First of all, the base of the game is the PvE environment. Picture EVE as a machine, a giant wheel turning with gears and motion. Many seem to think that EVE is somehow a perpetual motion machine, a series of gears and pulleys that create it’s own energy, just to keep running some more. Of course, like a perpetual motion machine, a player-fueled-only game is impossible. EVE players do not provide the energy to drive the machine. Without the environment and interacting with it, the game would grind to a halt within a short amount of time. There must be a stream of NPC missions, loot, and cash flowing into the game or the game would just stop. The PvE provides the energy that the machine needs to turn. The players play within the machine.
If you had (JUST an example, this is just a random number) let’s say 1 trillion ISK, and suddenly asteroids did indeed become limited in number, (they are unlimited right now) and all of the NPC ships stayed dead when killed, (there are endless numbers of NPC’s) Â and all the interactions with the PvE environment stopped, the game would die. That 1 trillion would quickly get ferreted away by a few huge corps, and nothing else would happen. The asteroids would be mined until they were all gone, and ISK would disappear. There can be no “player driven economy” with only players participating. Even the small amount that NPC’s put into the economy, with all their missions and buying of goods, equal enough energy to keep the machine going.
Here is a simple question: if you magically took away PvP, or made PvP impossible (like all of space became non-pvp enabled), would EVE stop being able to be played and enjoyed?
The answer would be no. Not only that, but there would be many players (off in their missions, the ones that sit in their stations and rarely leave like my podcasting friend’s do) that would probably never even know. Would it become a different game? Yes. But, instead of pirates you would have NPC ships camping you. Instead of other players attacking you, you could have spawned ships. The game can live (and does in many areas) without any influence from PvP.
Now, if you took away the endless NPC drops and all that the environment gives a player, could the game be played and enjoyed? The fruits of mining, for example, (the very basis for most of the game, the stuff that everything is made of) does not come from players. It comes from the environment and players interacting with it.
The answer would be no. There would be no EVE. The perpetual motion machine would grind to a halt, losing it’s energy to the frictions of PvP and player/player interaction. Without that supply of energy (in whatever amount) from the environment and the interactions with it, there would be nothing.
This is not an attempt to say “haha! Without the game there would be no game!”
This is simply an attempt to say that calling EVE a “PvP game”, indicating that PvP is the sole/majority game-play that players participate in, is not only false but impossible. The bulk of the time in your ship is an interaction with the environment. In fact, take away using “PvE” as the other way to describe EVE besides “PvP.” It would be more accurately described as PIE, or Players Interacting with the Environment.
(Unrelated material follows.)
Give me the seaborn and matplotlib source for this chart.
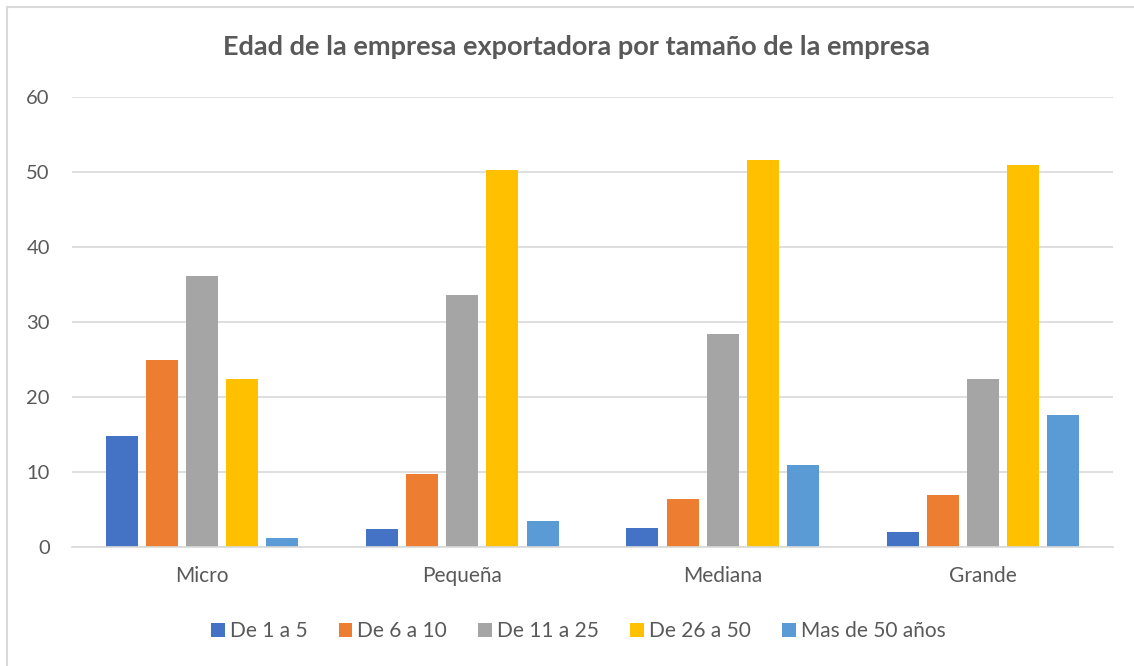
"""
Edad de la empresa exportadora por tamaño de la empresa - grouped bar chart
"""

import numpy as np
import pandas as pd
import matplotlib
matplotlib.use("Agg")
import matplotlib.pyplot as plt
from matplotlib.lines import Line2D
import seaborn as sns

# Data
tamanos = ["Micro", "Pequeña", "Mediana", "Grande"]
edades = ["De 1 a 5", "De 6 a 10", "De 11 a 25", "De 26 a 50", "Mas de 50 años"]

de_1_a_5 = [14.8, 2.4, 2.6, 2.0]
de_6_a_10 = [25.0, 9.8, 6.4, 6.9]
de_11_a_25 = [36.2, 33.6, 28.4, 22.4]
de_26_a_50 = [22.4, 50.3, 51.6, 50.9]
mas_de_50 = [1.2, 3.5, 10.9, 17.6]

colores = ["#4472C4", "#ED7D31", "#A5A5A5", "#FFC000", "#5B9BD5"]

sns.set_theme(style="white")
plt.rcParams["font.family"] = ["Lato", "DejaVu Sans"]

texto = "#595959"
rejilla = "#D9D9D9"

# Build long table
series = [de_1_a_5, de_6_a_10, de_11_a_25, de_26_a_50, mas_de_50]
rows = []
for edad, valores in zip(edades, series):
    for tam, v in zip(tamanos, valores):
        rows.append({"tamano": tam, "edad": edad, "valor": v})
df = pd.DataFrame(rows)

W, H = 1134, 666
fig = plt.figure(figsize=(W / 100, H / 100), dpi=100)
ax = fig.add_axes([72 / W, 1 - 547 / H, (1113 - 72) / W, (547 - 97) / H])

sns.barplot(
    data=df, x="tamano", y="valor", hue="edad",
    order=tamanos, hue_order=edades, palette=colores,
    width=0.77, gap=0.2, saturation=1, linewidth=0, ax=ax,
)

ax.set_ylim(0, 60)
ax.set_yticks(np.arange(0, 61, 10))
ax.set_xlim(-0.5, 3.5)
ax.yaxis.grid(True, color=rejilla, linewidth=1.2)
ax.set_axisbelow(True)
for side in ["top", "right", "left"]:
    ax.spines[side].set_visible(False)
ax.spines["bottom"].set_color(rejilla)
ax.spines["bottom"].set_linewidth(1.2)
ax.tick_params(axis="both", length=0, colors=texto)
ax.tick_params(axis="y", labelsize=14.5, pad=16)
ax.tick_params(axis="x", labelsize=15, pad=14)
ax.set_xlabel("")
ax.set_ylabel("")

fig.text(0.508, 1 - 47 / H, "Edad de la empresa exportadora por tamaño de la empresa",
         ha="center", va="center", fontsize=19.5, fontweight="bold", color=texto)

handles, labels = ax.get_legend_handles_labels()
ax.legend(handles, labels, loc="center", bbox_to_anchor=(0.51, 1 - 631 / H),
          bbox_transform=fig.transFigure, ncol=5, frameon=False,
          fontsize=15, labelcolor=texto, handlelength=0.65, handleheight=0.65,
          handletextpad=0.25, columnspacing=1.5)

# outer chart border (top and left edges visible)
fig.lines.append(Line2D([7 / W, 7 / W], [0, 1 - 7 / H], transform=fig.transFigure,
                        color=rejilla, linewidth=1.5))
fig.lines.append(Line2D([7 / W, 1], [1 - 7 / H, 1 - 7 / H], transform=fig.transFigure,
                        color=rejilla, linewidth=1.5))

fig.savefig("out.png", dpi=100)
Versus is referring to players locked in combat with NPC’s, which is as small of a part of the game as PvP.
Using “PvP game” to describe any game out right now discounts all the other interactions and activities that have absolutely nothing to do with PvP.
In an example, a blogging friend of mine mis-understood my statement that “the death penalty in Darkfall was meaningless.” He went on to to confess that my statement was true when he considered that “glory”, or the virtual defeat of my enemies (just to be rezzed again to start the cycle over again) was not one of my goals, not important, and not meaningful. (I am not saying it had no meaning for him, though.)
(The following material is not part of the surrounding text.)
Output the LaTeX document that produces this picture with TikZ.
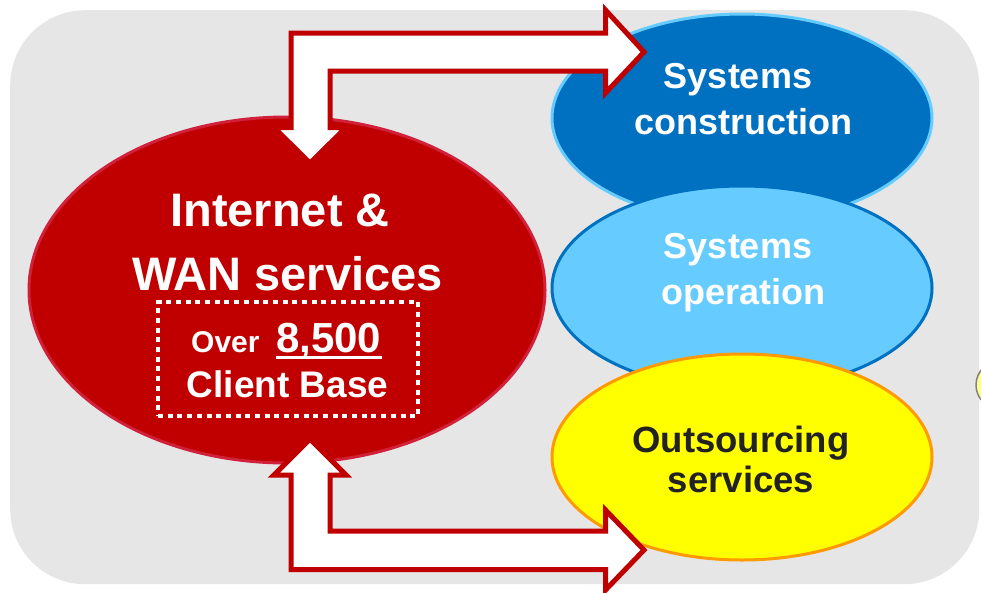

In EVE, PvP is pretty much meaningless. Nothing happens when you die. Can something happen? Yes. But many things can happen in these games, many things that have nothing to do with Player versus Player, that can be meaningful. When I die in EVE, I get paid insurance and lose nothing that I cannot replace. My character isn’t hurt, and I resurrect just to do it again. And, after all, even if I lost all my skill points and were reduced to a penniless pod, ISK is endless. Why? Not thanks to players, but thanks to the environment. I can raise my nation once again, even after being brought to the lowest point. Thanks to that energy coming from the environment.
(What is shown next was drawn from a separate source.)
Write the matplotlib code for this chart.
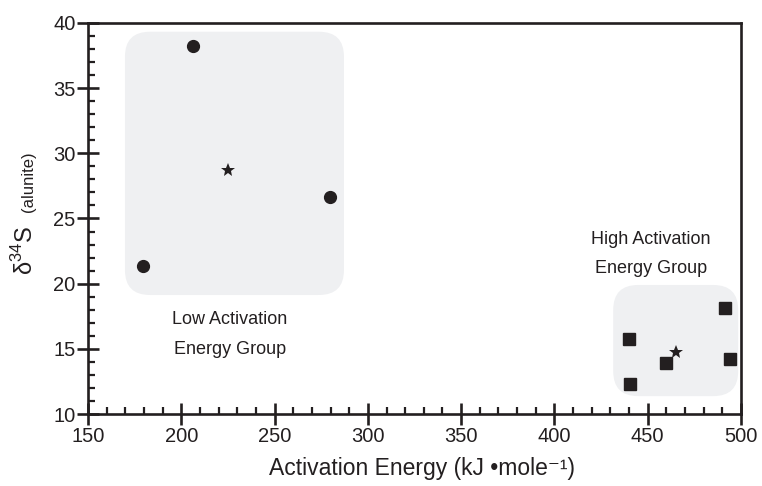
import matplotlib
matplotlib.use("Agg")
import matplotlib.pyplot as plt
from matplotlib.patches import FancyBboxPatch
from matplotlib.ticker import MultipleLocator

plt.rcParams['font.family'] = ['Liberation Sans', 'DejaVu Sans']

# Data
low_x = [179.3, 206.4, 279.7]
low_y = [21.35, 38.23, 26.67]
low_mean = (225.2, 28.72)
high_x = [491.4, 439.9, 459.8, 440.5, 494.0]
high_y = [18.15, 15.77, 13.93, 12.3, 14.24]
high_mean = (465.4, 14.77)
low_box = (169.8, 19.13, 287.2, 39.33)
high_box = (431.5, 11.37, 498.5, 19.9)

ink = '#231F20'
fig = plt.figure(figsize=(7.62, 4.86), dpi=100)
ax = fig.add_axes([88/762, 72/486, (741-88)/762, (414-23)/486])
ax.set_xlim(150, 500)
ax.set_ylim(10, 40)

# rounded boxes
xpx = (741-88)/350
ypx = (414-23)/30
aspect = xpx/ypx
for (x0, y0, x1, y1) in [low_box, high_box]:
    p = FancyBboxPatch((x0, y0), x1-x0, y1-y0,
                       boxstyle="round,pad=0,rounding_size=%f" % (25/xpx),
                       mutation_aspect=aspect, fc='#EFF0F2', ec='none', zorder=1)
    ax.add_patch(p)

ax.plot(low_x, low_y, 'o', color=ink, ms=8.5, zorder=3)
ax.plot(high_x, high_y, 's', color=ink, ms=8.5, zorder=3)
ax.plot([low_mean[0]], [low_mean[1]], '*', color=ink, ms=10.5, mew=0, zorder=3)
ax.plot([high_mean[0]], [high_mean[1]], '*', color=ink, ms=10.5, mew=0, zorder=3)

ax.text(226, 16.09, "Low Activation\nEnergy Group", ha='center', va='center',
        fontsize=13, color=ink, linespacing=1.95)
ax.text(451.7, 22.27, "High Activation\nEnergy Group", ha='center', va='center',
        fontsize=13, color=ink, linespacing=1.95)

for s in ax.spines.values():
    s.set_linewidth(1.9)
    s.set_color(ink)
ax.xaxis.set_major_locator(MultipleLocator(50))
ax.xaxis.set_minor_locator(MultipleLocator(10))
ax.yaxis.set_major_locator(MultipleLocator(5))
ax.yaxis.set_minor_locator(MultipleLocator(1))
ax.tick_params(which='major', direction='inout', length=16, width=1.9, color=ink,
               labelsize=14.5, labelcolor=ink, pad=1)
ax.tick_params(which='minor', direction='in', length=5, width=1.6, color=ink)
ax.tick_params(top=False, right=False, which='both')

fig.text(422/762, 1-468/486, "Activation Energy (kJ \u2022mole\u207b\u00b9)",
         ha='center', va='center', fontsize=16.5, color=ink)
fig.text(33/762, 1-250/486, "\u03b4$^{\\mathregular{34}}$S", rotation=90,
         rotation_mode='anchor', ha='center', va='baseline', fontsize=17, color=ink)
fig.text(33/762, 1-182/486, "(alunite)", rotation=90,
         rotation_mode='anchor', ha='center', va='baseline', fontsize=12, color=ink)

fig.savefig("out.png", dpi=100)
Now, if I accidentally hit my delete key and destroy a character I have raised for 5 years, I might feel bit of regret at that.
Point is, just because something can happen (like being effected by PvP) does not mean that the game is ruled by that possibility. I would not call EVE an “accidental deletion of your character game” so why should I call it a “PvP game”?
To any of you EVE vets reading this: you, of all people, know that a player can easily avoid PvP in EVE. That’s what makes EVE a successful “hardcore” game with a ton of players and PvP-featuring games like Darkfall or WAR barely live on two or four servers. Giving players that choice (to be a non-pvp’er) is a very smart thing to do. Obviously it worked for EVE. Again, I will bet good money that most players spend most of their time out of PvP.
So why do you refer to it as a “PvP game?”
Not only is it selling EVE short, with all it’s glorious lore and role-play potential, but it sells the player-base short. I would like to think that many players in EVE are pretty smart, creative people. Smart creative people have many goals in a game like EVE, and many of those goals have nothing to do with, or are effected by, or effect, PvP. If  a player wants to follow some made-up set of rules, such as “if you don’t PvP, you’re not playing”, that’s fine. But I choose to take a “sandbox” like EVE and play how I want.
In fact, from now on, I am going to refer to EVE as a “Player Versus Mining” game, being that mining and the act of gathering materials, is more of an integral part of EVE than PvP or PvE. Does PvP effect some areas of the game? Of course. But it is not the all-powerful force in the game by far. The all-powerful force in any game will always stem from the environment and it’s fuel for the (almost) perpetual machine.